Agricultural Economics Department

 

Date of this Version

March 2007

Comments

Published in Cornhusker Economics, 03/28/2007. Produced by the Cooperative Extension, Institute of Agriculture and Natural Resources, Department of Agricultural Economics, University of Nebraska–Lincoln.
http://www.agecon.unl.edu/Cornhuskereconomics.html

Abstract

Traditionally, Texas, Kansas and Nebraska have ranked as the top three cattle feeding states, in that order, amongst feedyards with 1,000+ head capacities (see Figure 1 on next page). A unique combination of severe winter weather, high corn prices and the rapidly increasing production of ethanol byproducts may have been shifting that pattern in recent months. Cattle on feed data show that Nebraska has had the second largest number of cattle on feed in lots with 1,000+ head capacities since February 1. This resulted from a 22 percent increase in feed numbers since September 2006 in Nebraska.

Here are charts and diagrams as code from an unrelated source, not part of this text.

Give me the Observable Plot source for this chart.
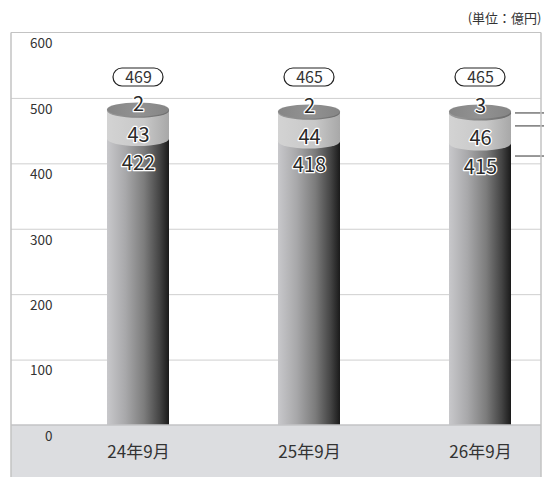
<!DOCTYPE html>
<html><head><meta charset="utf-8">
<script src="https://cdn.jsdelivr.net/npm/d3@7"></script>
<script src="https://cdn.jsdelivr.net/npm/@observablehq/plot@0.6"></script>
<style>body{margin:0;background:#fff}</style>
</head><body><div id="chart"></div>
<script>
const categories = ["24年9月", "25年9月", "26年9月"];
const bottomValues = [422, 418, 415];
const middleValues = [43, 44, 46];
const topValues = [2, 2, 3];
const totals = [469, 465, 465];
const yTicks = [0, 100, 200, 300, 400, 500, 600];
const unitLabel = "(単位：億円)";

const rows = categories.map((c, i) => ({
  cat: c, b: bottomValues[i], m: middleValues[i], t: topValues[i], total: totals[i]
}));

const D = 10, RY = 7, PILL_DY = 44.5;

function bw(scales) { return scales.x.bandwidth ? scales.x.bandwidth() : 62; }

function gradient(defs, id, stops) {
  const g = defs.append("linearGradient").attr("id", id)
    .attr("x1", 0).attr("x2", 1).attr("y1", 0).attr("y2", 0);
  for (const [o, c] of stops) g.append("stop").attr("offset", o).attr("stop-color", c);
}

function frameMark(index, scales, values, dims) {
  const g = d3.create("svg:g");
  const L = dims.marginLeft, R = dims.width - dims.marginRight, T = dims.marginTop;
  const y0 = scales.y(0);
  g.append("rect").attr("x", L).attr("y", y0).attr("width", R - L).attr("height", dims.height - y0).attr("fill", "#dcdde0");
  g.append("line").attr("x1", L).attr("x2", R).attr("y1", y0).attr("y2", y0).attr("stroke", "#c3c3c6").attr("stroke-width", 1.5);
  g.append("line").attr("x1", L).attr("x2", R).attr("y1", T).attr("y2", T).attr("stroke", "#c3c3c3").attr("stroke-width", 1.2);
  for (const x of [L, R]) g.append("line").attr("x1", x).attr("x2", x).attr("y1", T).attr("y2", dims.height).attr("stroke", "#c3c3c3").attr("stroke-width", 1.5);
  return g.node();
}

function cylinders(index, scales, values, dims) {
  const g = d3.create("svg:g");
  const defs = g.append("defs");
  gradient(defs, "bodyGrad", [[0, "#c8c8cb"], [0.3, "#a8a8aa"], [0.6, "#7c7c7c"], [0.85, "#444"], [1, "#1a1a1a"]]);
  gradient(defs, "lightGrad", [[0, "#d3d3d3"], [0.6, "#c8c8c8"], [1, "#a8a8a8"]]);
  gradient(defs, "darkGrad", [[0, "#9c9c9c"], [1, "#6c6c6c"]]);
  gradient(defs, "faceGrad", [[0, "#868686"], [0.5, "#929292"], [1, "#858585"]]);
  const w = bw(scales);
  for (const r of rows) {
    const x0 = scales.x(r.cat), cx = x0 + w / 2, rx = w / 2;
    const yb = scales.y(0);
    const y1 = scales.y(r.b) - D, y2 = scales.y(r.b + r.m) - D, y3 = scales.y(r.b + r.m + r.t) - D;
    g.append("rect").attr("x", x0).attr("y", y1).attr("width", w).attr("height", yb - y1).attr("fill", "url(#bodyGrad)");
    g.append("rect").attr("x", x0).attr("y", y2).attr("width", w).attr("height", y1 - y2).attr("fill", "url(#lightGrad)");
    g.append("ellipse").attr("cx", cx).attr("cy", y1).attr("rx", rx).attr("ry", RY).attr("fill", "url(#lightGrad)");
    g.append("rect").attr("x", x0).attr("y", y3).attr("width", w).attr("height", y2 - y3).attr("fill", "url(#darkGrad)");
    g.append("ellipse").attr("cx", cx).attr("cy", y2).attr("rx", rx).attr("ry", RY).attr("fill", "url(#darkGrad)");
    g.append("ellipse").attr("cx", cx).attr("cy", y3).attr("rx", rx).attr("ry", RY).attr("fill", "url(#faceGrad)");
  }
  const last = rows[rows.length - 1];
  const xs = scales.x(last.cat) + w + 4;
  const ls = [
    scales.y(last.b + last.m + last.t) - D + 1.5,
    scales.y(last.b + last.m) - D + 12.5,
    scales.y(last.b) - D + 12.5
  ];
  for (const ly of ls) g.append("line").attr("x1", xs).attr("x2", dims.width).attr("y1", ly).attr("y2", ly).attr("stroke", "#333").attr("stroke-width", 1);
  return g.node();
}

function pills(index, scales, values, dims) {
  const g = d3.create("svg:g");
  const w = bw(scales);
  const cy = dims.marginTop + PILL_DY;
  for (const r of rows) {
    const cx = scales.x(r.cat) + w / 2;
    g.append("rect").attr("x", cx - 25).attr("y", cy - 9).attr("width", 50).attr("height", 18)
      .attr("rx", 9).attr("fill", "#fff").attr("stroke", "#222").attr("stroke-width", 1.2);
  }
  return g.node();
}

const chart = Plot.plot({
  width: 544, height: 477,
  marginTop: 32.5, marginBottom: 52, marginLeft: 11, marginRight: 3,
  x: {type: "band", domain: categories, range: [51, 566], paddingInner: 0.64, paddingOuter: 0.32, axis: null},
  y: {domain: [0, 600], axis: null},
  style: {fontFamily: "'Noto Sans CJK JP', 'Noto Sans', sans-serif", background: "#fff", overflow: "visible"},
  marks: [
    Plot.ruleY(yTicks.filter(v => v > 0 && v < 600), {stroke: "#cfcfcf", strokeWidth: 1, strokeOpacity: 1}),
    cylinders,
    frameMark,
    pills,
    Plot.text(yTicks, {y: d => d, text: d => String(d), frameAnchor: "left", dx: 41, dy: 11, textAnchor: "end", lineAnchor: "middle", fontSize: 13.5, fill: "#333"}),
    Plot.text(categories, {x: d => d, text: d => d, frameAnchor: "bottom", dy: 27, lineAnchor: "middle", fontSize: 17, fill: "#333"}),
    Plot.text([unitLabel], {text: d => d, frameAnchor: "top-right", dy: -14, textAnchor: "end", lineAnchor: "middle", fontSize: 13, fill: "#333"}),
    Plot.text(rows, {x: "cat", text: d => String(d.total), frameAnchor: "top", dy: PILL_DY, lineAnchor: "middle", fontSize: 16, fill: "#333"}),
    Plot.text(rows, {x: "cat", y: d => d.b, text: d => String(d.b), dy: 14, lineAnchor: "middle", fontSize: 20, fill: "#2a2a2a", stroke: "#fff", strokeWidth: 2.5}),
    Plot.text(rows, {x: "cat", y: d => d.b + d.m / 2, text: d => String(d.m), lineAnchor: "middle", fontSize: 20, fill: "#2a2a2a", stroke: "#fff", strokeWidth: 2.5}),
    Plot.text(rows, {x: "cat", y: d => d.b + d.m + d.t, text: d => String(d.t), dy: -15, lineAnchor: "middle", fontSize: 20, fill: "#2a2a2a", stroke: "#fff", strokeWidth: 2.5})
  ]
});
document.getElementById("chart").appendChild(chart);
</script>
</body></html>
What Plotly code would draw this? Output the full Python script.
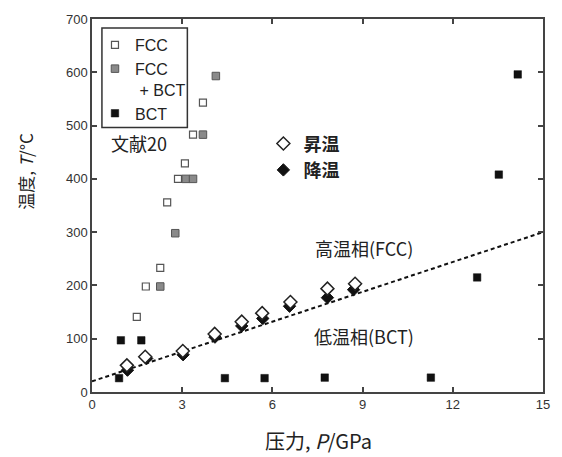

Interestingly, other Northern Plains feedyards saw increases as well. Iowa and South Dakota on feed inventories increased 16 percent and 48 percent, respectively, during this time period. Texas inventory declined 6 percent since September 1, 2006 and Kansas and Oklahoma increased inventory by less than 2 percent (the U.S. average was a 5.6 percent increase during this six-month time period).